Entrambi, d’improvviso, vanno dando segni di relativo pentimento. È
stato Davis, infatti, ad ammettere che «forme di pagamento alle
istituzioni Ue potrebbero essere necessarie» per garantire a Londra i
benefici del mercato interno. Un’indicazione che ha rilanciato l’idea
della disponibilità di Londra a considerare, come ipotesi estrema, il
modello norvegese, l’adesione cioè allo spazio economico europeo,
nonostante il problema, che resterebbe irrisolto, dell’immigrazione
intra Ue. Sarà un caso, ma mentre David Davis ipotizzava assegni in
pound per Bruxelles il ministro degli esteri Boris Johnson si lasciava
scappare di «non essere contrario alla libera circolazione dei
lavoratori». Non vale la sua successiva ritrattazione, né vale la
puntualizzazione di aver parlato «a titolo personale». Un vezzo,
quest’ultimo, che va di moda dalle parti del Foreign Office. S’è saputo
ieri che qualche giorno fa, a Roma, Boris Johnson ha sparato - «a titolo
personale» - una bordata contro l’Arabia Saudita, accusata di essere
impegnata in una “proxy war” in Medio oriente. Tesi magari
condivisibile, ma certamente non condivisa da Theresa May che lo ha
subito richiamato all’ordine. Un ministro degli esteri in carica - ex
giornalista e straordinario giocoliere della comunicazione - non può
parlare tanto spesso «a titolo personale», in divergenza con la linea
del suo governo. Più che un incidente è un’eccentricità, volendo essere
magnanimi.
A sei mesi scarsi dal referendum , Londra, aggiusta
pertanto la mira sulla Brexit, ma il target resta ancora invisibile.

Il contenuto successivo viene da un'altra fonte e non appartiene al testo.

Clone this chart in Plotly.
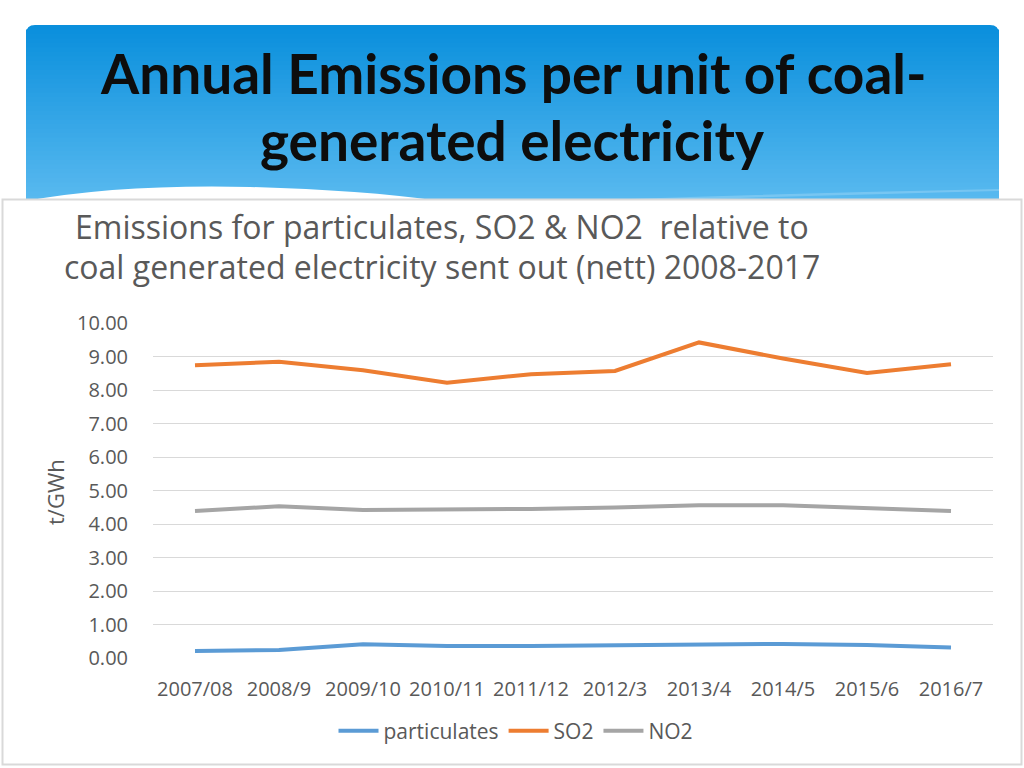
import plotly.graph_objects as go

# ---- data ----
categories = ["2007/08", "2008/9", "2009/10", "2010/11", "2011/12",
              "2012/3", "2013/4", "2014/5", "2015/6", "2016/7"]
particulates = [0.21, 0.24, 0.41, 0.36, 0.36, 0.39, 0.39, 0.42, 0.39, 0.31]
so2 = [8.74, 8.84, 8.59, 8.22, 8.47, 8.57, 9.42, 8.94, 8.51, 8.77]
no2 = [4.39, 4.53, 4.42, 4.42, 4.45, 4.49, 4.56, 4.56, 4.46, 4.39]
y_ticks = [0, 1, 2, 3, 4, 5, 6, 7, 8, 9, 10]

W, H = 1024, 768
L, R, T, B = 153, 993, 323, 658  # plot area in px


def px(x):
    return (x - L) / (R - L)


def py(y):
    return (B - y) / (B - T)


HFONT = "Lato, 'Open Sans', sans-serif"
FONT = "'Open Sans', 'Noto Sans', sans-serif"
GRAY = "#595959"

fig = go.Figure()
fig.add_trace(go.Scatter(x=categories, y=particulates, name="particulates", mode="lines",
                         line=dict(color="#5b9bd5", width=4)))
fig.add_trace(go.Scatter(x=categories, y=so2, name="SO2", mode="lines",
                         line=dict(color="#ed7d31", width=4)))
fig.add_trace(go.Scatter(x=categories, y=no2, name="NO2", mode="lines",
                         line=dict(color="#a5a5a5", width=4)))

shapes = []
# header gradient (strips)
top_c = (10, 143, 220)
bot_c = (90, 186, 240)
n = 40
y0, y1 = 25, 205
for i in range(n):
    t = i / (n - 1)
    c = tuple(int(round(top_c[k] + (bot_c[k] - top_c[k]) * t)) for k in range(3))
    ya = y0 + (y1 - y0) * i / n
    yb = y0 + (y1 - y0) * (i + 1) / n + 0.6
    if i == 0:
        r = 9
        path = (f"M {px(26)},{py(yb)} L {px(26)},{py(ya + r)} Q {px(26)},{py(ya)} {px(26 + r)},{py(ya)} "
                f"L {px(999 - r)},{py(ya)} Q {px(999)},{py(ya)} {px(999)},{py(ya + r)} L {px(999)},{py(yb)} Z")
        shapes.append(dict(type="path", xref="paper", yref="paper", path=path,
                           fillcolor=f"rgb{c}", line=dict(width=0), layer="below"))
    else:
        shapes.append(dict(type="rect", xref="paper", yref="paper",
                           x0=px(26), x1=px(999), y0=py(yb), y1=py(ya),
                           fillcolor=f"rgb{c}", line=dict(width=0), layer="below"))
# white wave at header bottom-left
wave = (f"M {px(26)},{py(201)} Q {px(120)},{py(184)} {px(250)},{py(187)} "
        f"Q {px(360)},{py(190)} {px(440)},{py(201)} Z")
shapes.append(dict(type="path", xref="paper", yref="paper", path=wave,
                   fillcolor="white", line=dict(width=0), layer="below"))
# faint light streak right
streak = (f"M {px(600)},{py(200)} Q {px(800)},{py(193)} {px(999)},{py(189)} L {px(999)},{py(191)} "
          f"Q {px(800)},{py(196)} {px(640)},{py(201)} Z")
shapes.append(dict(type="path", xref="paper", yref="paper", path=streak,
                   fillcolor="rgba(255,255,255,0.2)", line=dict(width=0), layer="below"))
# chart box
shapes.append(dict(type="rect", xref="paper", yref="paper",
                   x0=px(2.5), x1=px(1021.5), y0=py(764.5), y1=py(199.5),
                   fillcolor="white", line=dict(color="#d9d9d9", width=2), layer="below"))

annotations = [
    dict(text="<b>Annual Emissions per unit of coal-</b>", x=px(513), y=py(73), xref="paper", yref="paper",
         showarrow=False, xanchor="center", yanchor="middle",
         font=dict(family=HFONT, size=55, color="#0d0d0d")),
    dict(text="<b>generated electricity</b>", x=px(512), y=py(140), xref="paper", yref="paper",
         showarrow=False, xanchor="center", yanchor="middle",
         font=dict(family=HFONT, size=55, color="#0d0d0d")),
    dict(text="Emissions for particulates, SO2 &amp; NO2  relative to", x=px(442), y=py(227),
         xref="paper", yref="paper", showarrow=False, xanchor="center", yanchor="middle",
         font=dict(family=FONT, size=32, color=GRAY)),
    dict(text="coal generated electricity sent out (nett) 2008-2017", x=px(442), y=py(266),
         xref="paper", yref="paper", showarrow=False, xanchor="center", yanchor="middle",
         font=dict(family=FONT, size=32, color=GRAY)),
    dict(text="t/GWh", x=px(55), y=py(492), xref="paper", yref="paper", textangle=-90,
         showarrow=False, xanchor="center", yanchor="middle",
         font=dict(family=FONT, size=22, color=GRAY)),
]

fig.update_layout(
    width=W, height=H, autosize=False,
    margin=dict(l=L, r=W - R, t=T, b=H - B, pad=0),
    paper_bgcolor="white", plot_bgcolor="rgba(0,0,0,0)",
    shapes=shapes, annotations=annotations,
    font=dict(family=FONT, color=GRAY),
    legend=dict(orientation="h", x=px(516), y=py(731), xanchor="center", yanchor="middle",
                font=dict(family=FONT, size=21, color=GRAY), bgcolor="rgba(0,0,0,0)",
                itemwidth=40),
    showlegend=True,
)
fig.update_xaxes(type="category", categoryorder="array", categoryarray=categories,
                 showgrid=False, zeroline=False, showline=False, tickangle=0,
                 ticks="outside", ticklen=13, tickcolor="rgba(0,0,0,0)",
                 tickfont=dict(family=FONT, size=20, color=GRAY), range=[-0.5, 9.5])
fig.update_yaxes(range=[0, 10], tickvals=y_ticks, tickformat=".2f",
                 showgrid=True, gridcolor="#d9d9d9", gridwidth=1, zeroline=False, showline=False,
                 ticks="outside", ticklen=20, tickcolor="rgba(0,0,0,0)",
                 tickfont=dict(family=FONT, size=20, color=GRAY))

fig.write_html("out.html", config={"displayModeBar": False},
               post_script="document.body.style.margin='0';document.body.style.overflow='hidden';")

Qual è l’obbiettivo condiviso dal governo di Londra? Le voci sono
dissonanti e la strategia comune ancora latita. Theresa May ha
sostituito alla retorica dello slogan “Brexit significa Brexit”, quella,
appena coniata, di una «Brexit bianca rossa e blu» come l’Union Jack.
Ancora parole e ancora nebbia. Tatticismi ? No, solo tanta preoccupante
confusione sulla via da battere per lasciare l’Unione senza pagare un
prezzo economicamente insostenibile.